◆ DATA PROVIDED
%%

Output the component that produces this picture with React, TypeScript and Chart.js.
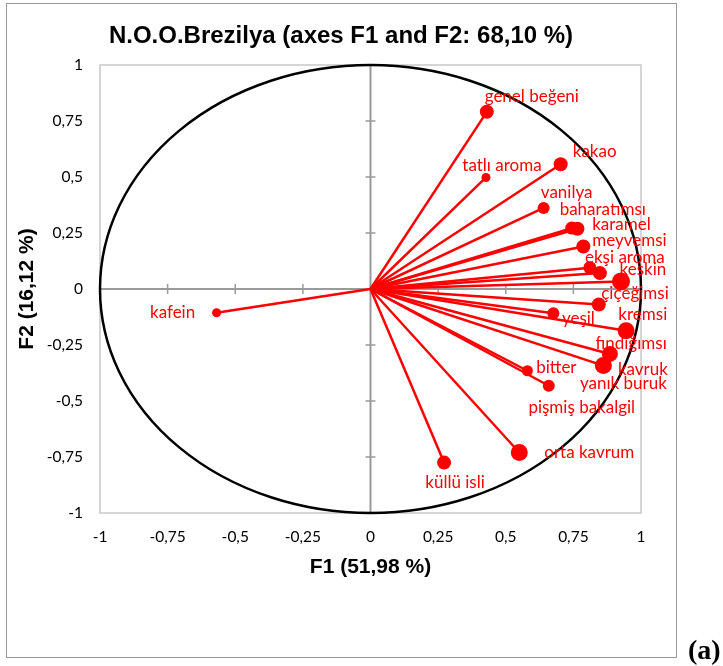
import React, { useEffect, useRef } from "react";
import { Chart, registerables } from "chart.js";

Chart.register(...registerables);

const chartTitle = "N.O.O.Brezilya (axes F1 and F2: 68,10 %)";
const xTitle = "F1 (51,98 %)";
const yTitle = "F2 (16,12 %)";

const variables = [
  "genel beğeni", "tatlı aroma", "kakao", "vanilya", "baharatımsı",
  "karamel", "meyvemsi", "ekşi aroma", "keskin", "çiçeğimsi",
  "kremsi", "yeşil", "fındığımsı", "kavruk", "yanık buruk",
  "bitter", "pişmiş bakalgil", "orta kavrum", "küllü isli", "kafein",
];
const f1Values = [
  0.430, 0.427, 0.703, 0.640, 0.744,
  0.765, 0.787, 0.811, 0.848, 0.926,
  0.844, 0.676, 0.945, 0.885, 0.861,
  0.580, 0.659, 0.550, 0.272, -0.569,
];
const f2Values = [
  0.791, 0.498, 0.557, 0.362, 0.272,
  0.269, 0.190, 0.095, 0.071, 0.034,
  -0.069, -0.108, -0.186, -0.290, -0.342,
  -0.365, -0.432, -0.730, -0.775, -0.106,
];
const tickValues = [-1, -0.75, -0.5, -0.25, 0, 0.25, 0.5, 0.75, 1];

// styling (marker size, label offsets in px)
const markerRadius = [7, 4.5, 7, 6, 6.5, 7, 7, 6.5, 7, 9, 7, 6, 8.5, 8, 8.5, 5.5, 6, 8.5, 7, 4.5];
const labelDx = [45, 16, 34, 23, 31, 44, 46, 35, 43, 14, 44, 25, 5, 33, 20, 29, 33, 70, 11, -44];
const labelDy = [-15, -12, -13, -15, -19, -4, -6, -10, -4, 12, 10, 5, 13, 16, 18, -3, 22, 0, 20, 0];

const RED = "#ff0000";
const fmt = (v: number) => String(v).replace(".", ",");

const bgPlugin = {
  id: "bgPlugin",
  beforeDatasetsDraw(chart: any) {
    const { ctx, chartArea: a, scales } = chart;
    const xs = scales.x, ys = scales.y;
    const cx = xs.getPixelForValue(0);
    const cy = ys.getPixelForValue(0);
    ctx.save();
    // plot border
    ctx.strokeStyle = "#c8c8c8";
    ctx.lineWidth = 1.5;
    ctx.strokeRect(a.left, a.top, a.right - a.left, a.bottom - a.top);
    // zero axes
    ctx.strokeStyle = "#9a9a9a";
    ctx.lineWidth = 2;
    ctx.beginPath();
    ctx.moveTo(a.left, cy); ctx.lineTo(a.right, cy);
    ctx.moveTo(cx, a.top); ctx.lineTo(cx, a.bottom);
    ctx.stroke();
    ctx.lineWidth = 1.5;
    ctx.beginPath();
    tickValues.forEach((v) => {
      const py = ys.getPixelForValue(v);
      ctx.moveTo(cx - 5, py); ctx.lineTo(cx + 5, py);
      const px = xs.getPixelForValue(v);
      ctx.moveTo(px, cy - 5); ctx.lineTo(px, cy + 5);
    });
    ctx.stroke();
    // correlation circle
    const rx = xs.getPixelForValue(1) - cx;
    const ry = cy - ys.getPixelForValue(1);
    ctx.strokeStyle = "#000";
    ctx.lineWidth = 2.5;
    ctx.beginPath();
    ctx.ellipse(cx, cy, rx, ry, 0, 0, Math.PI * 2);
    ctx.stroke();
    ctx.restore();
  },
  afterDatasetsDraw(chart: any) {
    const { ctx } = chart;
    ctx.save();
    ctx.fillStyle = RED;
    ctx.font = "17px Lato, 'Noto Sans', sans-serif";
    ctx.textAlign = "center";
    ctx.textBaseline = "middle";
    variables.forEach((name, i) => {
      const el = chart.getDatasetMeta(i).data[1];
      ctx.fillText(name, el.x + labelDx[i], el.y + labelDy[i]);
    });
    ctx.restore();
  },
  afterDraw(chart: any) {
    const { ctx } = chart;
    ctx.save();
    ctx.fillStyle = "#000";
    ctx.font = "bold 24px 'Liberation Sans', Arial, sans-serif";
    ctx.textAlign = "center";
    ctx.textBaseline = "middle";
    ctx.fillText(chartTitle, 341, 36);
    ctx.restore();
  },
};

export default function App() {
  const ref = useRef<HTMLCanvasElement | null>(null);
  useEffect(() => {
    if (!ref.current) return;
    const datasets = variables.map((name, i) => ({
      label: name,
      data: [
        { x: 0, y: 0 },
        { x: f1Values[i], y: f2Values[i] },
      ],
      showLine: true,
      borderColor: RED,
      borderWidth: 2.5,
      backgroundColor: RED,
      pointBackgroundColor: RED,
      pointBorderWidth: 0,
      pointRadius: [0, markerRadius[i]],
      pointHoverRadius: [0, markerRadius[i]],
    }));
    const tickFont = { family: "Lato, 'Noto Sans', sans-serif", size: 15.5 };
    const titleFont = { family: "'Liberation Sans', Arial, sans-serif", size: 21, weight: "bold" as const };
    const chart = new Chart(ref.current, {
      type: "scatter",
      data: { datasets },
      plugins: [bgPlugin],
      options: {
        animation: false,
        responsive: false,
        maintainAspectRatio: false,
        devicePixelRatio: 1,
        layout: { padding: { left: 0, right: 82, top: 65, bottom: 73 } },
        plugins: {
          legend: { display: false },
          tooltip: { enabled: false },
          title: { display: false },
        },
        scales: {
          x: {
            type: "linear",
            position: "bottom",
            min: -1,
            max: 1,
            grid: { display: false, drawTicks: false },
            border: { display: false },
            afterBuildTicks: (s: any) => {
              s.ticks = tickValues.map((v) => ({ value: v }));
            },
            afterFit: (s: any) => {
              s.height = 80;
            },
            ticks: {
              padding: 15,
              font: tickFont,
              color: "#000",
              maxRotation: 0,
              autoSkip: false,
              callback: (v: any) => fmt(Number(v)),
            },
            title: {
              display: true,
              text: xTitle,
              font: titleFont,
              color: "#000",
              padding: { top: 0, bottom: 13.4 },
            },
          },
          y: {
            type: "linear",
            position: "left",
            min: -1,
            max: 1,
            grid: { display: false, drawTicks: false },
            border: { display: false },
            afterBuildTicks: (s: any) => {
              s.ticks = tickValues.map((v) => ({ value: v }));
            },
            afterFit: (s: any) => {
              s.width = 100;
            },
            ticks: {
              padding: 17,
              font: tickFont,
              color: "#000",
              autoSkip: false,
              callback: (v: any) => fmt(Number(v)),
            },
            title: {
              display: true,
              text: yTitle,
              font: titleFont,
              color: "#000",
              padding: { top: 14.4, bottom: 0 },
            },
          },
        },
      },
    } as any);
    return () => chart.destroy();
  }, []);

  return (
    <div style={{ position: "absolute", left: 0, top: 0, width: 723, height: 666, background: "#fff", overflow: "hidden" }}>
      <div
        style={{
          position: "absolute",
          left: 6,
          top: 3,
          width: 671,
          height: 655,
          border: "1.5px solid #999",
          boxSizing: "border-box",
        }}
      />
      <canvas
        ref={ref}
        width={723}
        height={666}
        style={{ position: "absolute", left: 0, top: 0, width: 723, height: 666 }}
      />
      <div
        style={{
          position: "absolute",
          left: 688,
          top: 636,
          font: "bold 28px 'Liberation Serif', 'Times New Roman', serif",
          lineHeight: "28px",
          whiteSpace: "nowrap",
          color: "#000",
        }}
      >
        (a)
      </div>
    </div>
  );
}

%%

◆ THE PROBLEM
Quote the full listing above word for word; exclude every picture from the copy.

◆ REPLY TO THE EXERCISE
Output the component that produces this picture with React, TypeScript and Chart.js.
import React, { useEffect, useRef } from "react";
import { Chart, registerables } from "chart.js";

Chart.register(...registerables);

const chartTitle = "N.O.O.Brezilya (axes F1 and F2: 68,10 %)";
const xTitle = "F1 (51,98 %)";
const yTitle = "F2 (16,12 %)";

const variables = [
  "genel beğeni", "tatlı aroma", "kakao", "vanilya", "baharatımsı",
  "karamel", "meyvemsi", "ekşi aroma", "keskin", "çiçeğimsi",
  "kremsi", "yeşil", "fındığımsı", "kavruk", "yanık buruk",
  "bitter", "pişmiş bakalgil", "orta kavrum", "küllü isli", "kafein",
];
const f1Values = [
  0.430, 0.427, 0.703, 0.640, 0.744,
  0.765, 0.787, 0.811, 0.848, 0.926,
  0.844, 0.676, 0.945, 0.885, 0.861,
  0.580, 0.659, 0.550, 0.272, -0.569,
];
const f2Values = [
  0.791, 0.498, 0.557, 0.362, 0.272,
  0.269, 0.190, 0.095, 0.071, 0.034,
  -0.069, -0.108, -0.186, -0.290, -0.342,
  -0.365, -0.432, -0.730, -0.775, -0.106,
];
const tickValues = [-1, -0.75, -0.5, -0.25, 0, 0.25, 0.5, 0.75, 1];

// styling (marker size, label offsets in px)
const markerRadius = [7, 4.5, 7, 6, 6.5, 7, 7, 6.5, 7, 9, 7, 6, 8.5, 8, 8.5, 5.5, 6, 8.5, 7, 4.5];
const labelDx = [45, 16, 34, 23, 31, 44, 46, 35, 43, 14, 44, 25, 5, 33, 20, 29, 33, 70, 11, -44];
const labelDy = [-15, -12, -13, -15, -19, -4, -6, -10, -4, 12, 10, 5, 13, 16, 18, -3, 22, 0, 20, 0];

const RED = "#ff0000";
const fmt = (v: number) => String(v).replace(".", ",");

const bgPlugin = {
  id: "bgPlugin",
  beforeDatasetsDraw(chart: any) {
    const { ctx, chartArea: a, scales } = chart;
    const xs = scales.x, ys = scales.y;
    const cx = xs.getPixelForValue(0);
    const cy = ys.getPixelForValue(0);
    ctx.save();
    // plot border
    ctx.strokeStyle = "#c8c8c8";
    ctx.lineWidth = 1.5;
    ctx.strokeRect(a.left, a.top, a.right - a.left, a.bottom - a.top);
    // zero axes
    ctx.strokeStyle = "#9a9a9a";
    ctx.lineWidth = 2;
    ctx.beginPath();
    ctx.moveTo(a.left, cy); ctx.lineTo(a.right, cy);
    ctx.moveTo(cx, a.top); ctx.lineTo(cx, a.bottom);
    ctx.stroke();
    ctx.lineWidth = 1.5;
    ctx.beginPath();
    tickValues.forEach((v) => {
      const py = ys.getPixelForValue(v);
      ctx.moveTo(cx - 5, py); ctx.lineTo(cx + 5, py);
      const px = xs.getPixelForValue(v);
      ctx.moveTo(px, cy - 5); ctx.lineTo(px, cy + 5);
    });
    ctx.stroke();
    // correlation circle
    const rx = xs.getPixelForValue(1) - cx;
    const ry = cy - ys.getPixelForValue(1);
    ctx.strokeStyle = "#000";
    ctx.lineWidth = 2.5;
    ctx.beginPath();
    ctx.ellipse(cx, cy, rx, ry, 0, 0, Math.PI * 2);
    ctx.stroke();
    ctx.restore();
  },
  afterDatasetsDraw(chart: any) {
    const { ctx } = chart;
    ctx.save();
    ctx.fillStyle = RED;
    ctx.font = "17px Lato, 'Noto Sans', sans-serif";
    ctx.textAlign = "center";
    ctx.textBaseline = "middle";
    variables.forEach((name, i) => {
      const el = chart.getDatasetMeta(i).data[1];
      ctx.fillText(name, el.x + labelDx[i], el.y + labelDy[i]);
    });
    ctx.restore();
  },
  afterDraw(chart: any) {
    const { ctx } = chart;
    ctx.save();
    ctx.fillStyle = "#000";
    ctx.font = "bold 24px 'Liberation Sans', Arial, sans-serif";
    ctx.textAlign = "center";
    ctx.textBaseline = "middle";
    ctx.fillText(chartTitle, 341, 36);
    ctx.restore();
  },
};

export default function App() {
  const ref = useRef<HTMLCanvasElement | null>(null);
  useEffect(() => {
    if (!ref.current) return;
    const datasets = variables.map((name, i) => ({
      label: name,
      data: [
        { x: 0, y: 0 },
        { x: f1Values[i], y: f2Values[i] },
      ],
      showLine: true,
      borderColor: RED,
      borderWidth: 2.5,
      backgroundColor: RED,
      pointBackgroundColor: RED,
      pointBorderWidth: 0,
      pointRadius: [0, markerRadius[i]],
      pointHoverRadius: [0, markerRadius[i]],
    }));
    const tickFont = { family: "Lato, 'Noto Sans', sans-serif", size: 15.5 };
    const titleFont = { family: "'Liberation Sans', Arial, sans-serif", size: 21, weight: "bold" as const };
    const chart = new Chart(ref.current, {
      type: "scatter",
      data: { datasets },
      plugins: [bgPlugin],
      options: {
        animation: false,
        responsive: false,
        maintainAspectRatio: false,
        devicePixelRatio: 1,
        layout: { padding: { left: 0, right: 82, top: 65, bottom: 73 } },
        plugins: {
          legend: { display: false },
          tooltip: { enabled: false },
          title: { display: false },
        },
        scales: {
          x: {
            type: "linear",
            position: "bottom",
            min: -1,
            max: 1,
            grid: { display: false, drawTicks: false },
            border: { display: false },
            afterBuildTicks: (s: any) => {
              s.ticks = tickValues.map((v) => ({ value: v }));
            },
            afterFit: (s: any) => {
              s.height = 80;
            },
            ticks: {
              padding: 15,
              font: tickFont,
              color: "#000",
              maxRotation: 0,
              autoSkip: false,
              callback: (v: any) => fmt(Number(v)),
            },
            title: {
              display: true,
              text: xTitle,
              font: titleFont,
              color: "#000",
              padding: { top: 0, bottom: 13.4 },
            },
          },
          y: {
            type: "linear",
            position: "left",
            min: -1,
            max: 1,
            grid: { display: false, drawTicks: false },
            border: { display: false },
            afterBuildTicks: (s: any) => {
              s.ticks = tickValues.map((v) => ({ value: v }));
            },
            afterFit: (s: any) => {
              s.width = 100;
            },
            ticks: {
              padding: 17,
              font: tickFont,
              color: "#000",
              autoSkip: false,
              callback: (v: any) => fmt(Number(v)),
            },
            title: {
              display: true,
              text: yTitle,
              font: titleFont,
              color: "#000",
              padding: { top: 14.4, bottom: 0 },
            },
          },
        },
      },
    } as any);
    return () => chart.destroy();
  }, []);

  return (
    <div style={{ position: "absolute", left: 0, top: 0, width: 723, height: 666, background: "#fff", overflow: "hidden" }}>
      <div
        style={{
          position: "absolute",
          left: 6,
          top: 3,
          width: 671,
          height: 655,
          border: "1.5px solid #999",
          boxSizing: "border-box",
        }}
      />
      <canvas
        ref={ref}
        width={723}
        height={666}
        style={{ position: "absolute", left: 0, top: 0, width: 723, height: 666 }}
      />
      <div
        style={{
          position: "absolute",
          left: 688,
          top: 636,
          font: "bold 28px 'Liberation Serif', 'Times New Roman', serif",
          lineHeight: "28px",
          whiteSpace: "nowrap",
          color: "#000",
        }}
      >
        (a)
      </div>
    </div>
  );
}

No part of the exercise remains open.